Joanna Rogers
Textile Artist

Joanna Rogers

Joanna has always enjoyed finding an oddness in things and strives to give visual voice to the incongruities she encounters, or imagines, as she goes about her daily life.

Joanna works with textiles, found objects and photographs. She is drawn to traditional surface design techniques such as hand dying, shibori, and hand weaving. The haptic nature of fibre is very important to her as it creates an immediate connection between the maker and each piece as it is constructed. She enjoys working slowly, savouring the feel of the material. The found objects she uses have been discarded. This detritus becomes precious and significant when presented as a collection.

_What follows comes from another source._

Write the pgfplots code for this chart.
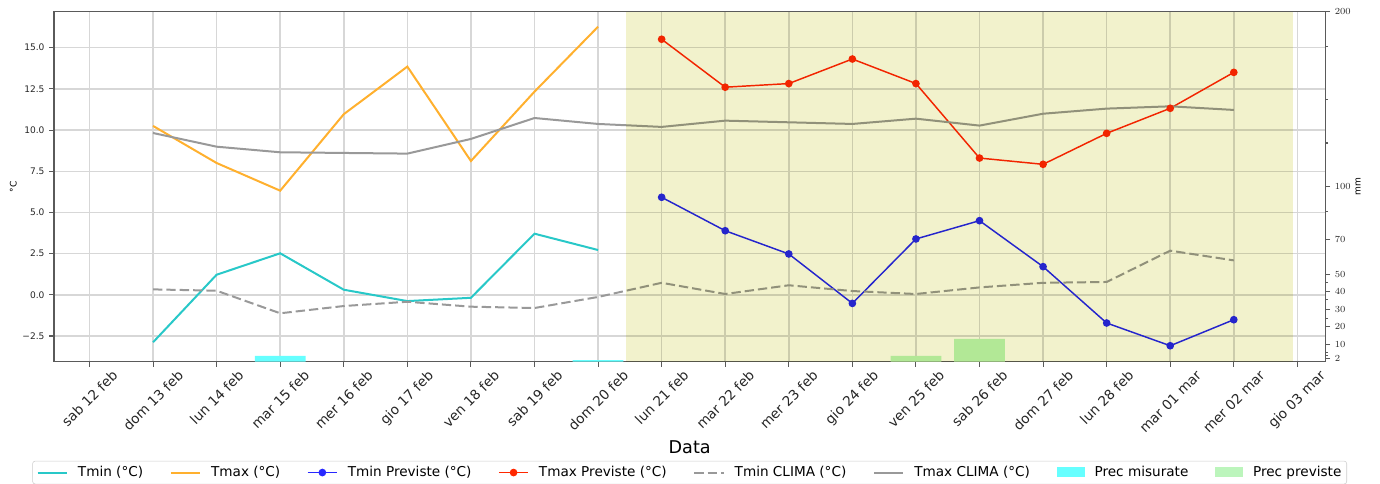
\documentclass[border=0pt]{standalone}
\usepackage{fontspec}
\setmainfont{DejaVu Sans}
\usepackage{pgfplots}
\pgfplotsset{compat=1.18}
\usepackage{pgfplotstable}

\definecolor{tminc}{RGB}{40,200,200}
\definecolor{tmaxc}{RGB}{255,176,46}
\definecolor{tminpc}{RGB}{40,40,255}
\definecolor{tmaxpc}{RGB}{255,40,0}
\definecolor{clima}{RGB}{153,153,153}
\definecolor{misur}{RGB}{102,255,255}
\definecolor{prevc}{RGB}{188,245,188}
\definecolor{fcst}{RGB}{242,242,204}
\definecolor{gridc}{RGB}{215,215,215}
\definecolor{spine}{RGB}{90,90,90}

% temperature series, x = day index (0 = sab 12 feb)
\pgfplotstableread{
x tmin tmax tminp tmaxp tminclima tmaxclima
1 -2.88 10.25 nan nan 0.33 9.82
2 1.22 8.00 nan nan 0.25 8.99
3 2.52 6.32 nan nan -1.12 8.65
4 0.31 10.96 nan nan -0.68 8.61
5 -0.38 13.85 nan nan -0.42 8.57
6 -0.18 8.12 nan nan -0.72 9.46
7 3.71 12.33 nan nan -0.80 10.73
8 2.72 16.27 nan nan -0.13 10.37
9 nan nan 5.92 15.51 0.73 10.19
10 nan nan 3.89 12.60 0.05 10.57
11 nan nan 2.48 12.82 0.58 10.47
12 nan nan -0.52 14.31 0.23 10.37
13 nan nan 3.39 12.82 0.05 10.69
14 nan nan 4.50 8.30 0.45 10.27
15 nan nan 1.71 7.92 0.73 10.99
16 nan nan -1.71 9.80 0.78 11.30
17 nan nan -3.09 11.32 2.68 11.44
18 nan nan -1.51 13.50 2.09 11.22
}\temps

\pgfplotsset{
  base/.style={
    width=953.5pt, height=262.5pt, scale only axis,
    at={(0,0)}, anchor=south west,
    xmin=-0.558, xmax=19.44,
    axis line style={spine, line width=0.8pt},
    tick style={spine, line width=0.8pt},
    major tick length=3.6pt, minor tick length=2pt,
    tick align=outside,
  },
  tminsty/.style={tminc, line width=1.5pt},
  tmaxsty/.style={tmaxc, line width=1.5pt},
  tminpsty/.style={tminpc, line width=1.1pt, mark=*, mark size=2.3pt, mark options={solid}},
  tmaxpsty/.style={tmaxpc, line width=1.1pt, mark=*, mark size=2.3pt, mark options={solid}},
  tmincsty/.style={clima, line width=1.5pt, dash pattern=on 7pt off 3pt},
  tmaxcsty/.style={clima, line width=1.5pt},
  linelegend/.style={legend image code/.code={\draw[mark repeat=2,mark phase=2,##1] plot coordinates {(0pt,0pt) (11pt,0pt) (22pt,0pt)};}},
  patchlegend/.style={legend image code/.code={\fill[sharp corners,##1] (0pt,-3.5pt) rectangle (21pt,4pt);}},
}

\begin{document}
\begin{tikzpicture}
\begin{axis}[base,
  ymin=-4.06, ymax=17.18,
  ytick={-2.5,0,2.5,5,7.5,10,12.5,15},
  yticklabels={−2.5,0.0,2.5,5.0,7.5,10.0,12.5,15.0},
  ytick pos=left,
  xtick={0,...,19},
  xticklabels={
    \rotatebox{45}{sab 12 feb},\rotatebox{45}{dom 13 feb},\rotatebox{45}{lun 14 feb},
    \rotatebox{45}{mar 15 feb},\rotatebox{45}{mer 16 feb},\rotatebox{45}{gio 17 feb},
    \rotatebox{45}{ven 18 feb},\rotatebox{45}{sab 19 feb},\rotatebox{45}{dom 20 feb},
    \rotatebox{45}{lun 21 feb},\rotatebox{45}{mar 22 feb},\rotatebox{45}{mer 23 feb},
    \rotatebox{45}{gio 24 feb},\rotatebox{45}{ven 25 feb},\rotatebox{45}{sab 26 feb},
    \rotatebox{45}{dom 27 feb},\rotatebox{45}{lun 28 feb},\rotatebox{45}{mar 01 mar},
    \rotatebox{45}{mer 02 mar},\rotatebox{45}{gio 03 mar}},
  xtick pos=bottom,
  grid=major, grid style={gridc, line width=1.1pt},
  y tick label style={font=\fontsize{6.8}{8}\selectfont, text=black!85},
  x tick label style={font=\fontsize{10.2}{12}\selectfont, anchor=north, inner sep=0pt, yshift=-2pt, text=black!85},
  ylabel={°C},
  ylabel style={at={(axis description cs:-0.032,0.5)}, anchor=center, font=\fontsize{6.8}{8}\selectfont},
  xlabel={Data},
  xlabel style={at={(axis description cs:0.5,-0.243)}, anchor=center, font=\fontsize{13.2}{15}\selectfont},
]
\addplot[tminsty] table[x=x, y=tmin] {\temps};
\addplot[tmaxsty] table[x=x, y=tmax] {\temps};
\addplot[tminpsty] table[x=x, y=tminp] {\temps};
\addplot[tmaxpsty] table[x=x, y=tmaxp] {\temps};
\addplot[tmincsty] table[x=x, y=tminclima] {\temps};
\addplot[tmaxcsty] table[x=x, y=tmaxclima] {\temps};
\end{axis}

\begin{axis}[base,
  ymin=0, ymax=200,
  xtick=\empty,
  ytick pos=right, yticklabel pos=right,
  ytick={2,10,20,30,40,50,70,100,200},
  minor ytick={3.3,5.2,24.8,35.3,45.2,85.7,125,150,180},
  y tick label style={font=\fontsize{6.8}{8}\selectfont, text=black!85},
  ylabel={mm},
  ylabel style={at={(axis description cs:1.0257,0.5)}, anchor=center, font=\fontsize{6.8}{8}\selectfont},
  linelegend,
  legend style={at={(0.5,-0.283)}, anchor=north, legend columns=8,
    draw=black!20, rounded corners=2pt, fill=white,
    font=\fontsize{10.2}{12.2}\selectfont,
    inner xsep=3pt, inner ysep=2pt,
    nodes={inner xsep=1pt},
    /tikz/every odd column/.append style={column sep=6.5pt},
    /tikz/every even column/.append style={column sep=19pt}},
  legend cell align=left,
]
\addlegendimage{tminsty}
\addlegendentry{Tmin (°C)}
\addlegendimage{tmaxsty}
\addlegendentry{Tmax (°C)}
\addlegendimage{tminpsty}
\addlegendentry{Tmin Previste (°C)}
\addlegendimage{tmaxpsty}
\addlegendentry{Tmax Previste (°C)}
\addlegendimage{tmincsty}
\addlegendentry{Tmin CLIMA (°C)}
\addlegendimage{tmaxcsty}
\addlegendentry{Tmax CLIMA (°C)}
\addplot[ybar, bar width=0.8, bar shift=0pt, fill=misur, draw=none, patchlegend]
  coordinates {(3,3.3) (8,0.9)};
\addlegendentry{Prec misurate}
\addplot[ybar, bar width=0.8, bar shift=0pt, fill=prevc, draw=none, patchlegend]
  coordinates {(13,3.3) (14,13.0)};
\addlegendentry{Prec previste}
% forecast period shading, drawn over everything
\addplot[draw=none, fill=fcst, blend mode=multiply, forget plot]
  coordinates {(8.4375,200) (18.9375,200)} \closedcycle;
\end{axis}
\pgfresetboundingbox
\path[use as bounding box] (-40.5pt,-91.7pt) rectangle (994.5pt,271.3pt);
\end{tikzpicture}
\end{document}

Experimentation is a key element in all Joanna’s work. She loves the thrill of working with, and exploring, the unknown.

Joanna studied Anthropology at Trent University, Peterborough and Textile Arts at Capilano College, North Vancouver, where she was taught by Ruth Sheuing and Lesley Richmond, two fibre artists of world renown.

Joanna is grateful to have lived on Pender Island, part of the traditional lands of the Tsawout First Nation, since 1999 and continues to be inspired by the natural beauty surrounding her. Joanna’s practice is driven by her response to the continued and worsening destruction of the natural environment and the effect this degradation has on native species of flora and fauna.

Joanna has shown her work in galleries across Canada and in the US. Her work crosses the boundaries of Fine Craft and Fine Art and has been exhibited in both contexts since 1994. She was selected as a finalist for the 2017 and 2021 Salt Spring National Art Prize.

Images of Joanna’s work have appeared in local and global publications.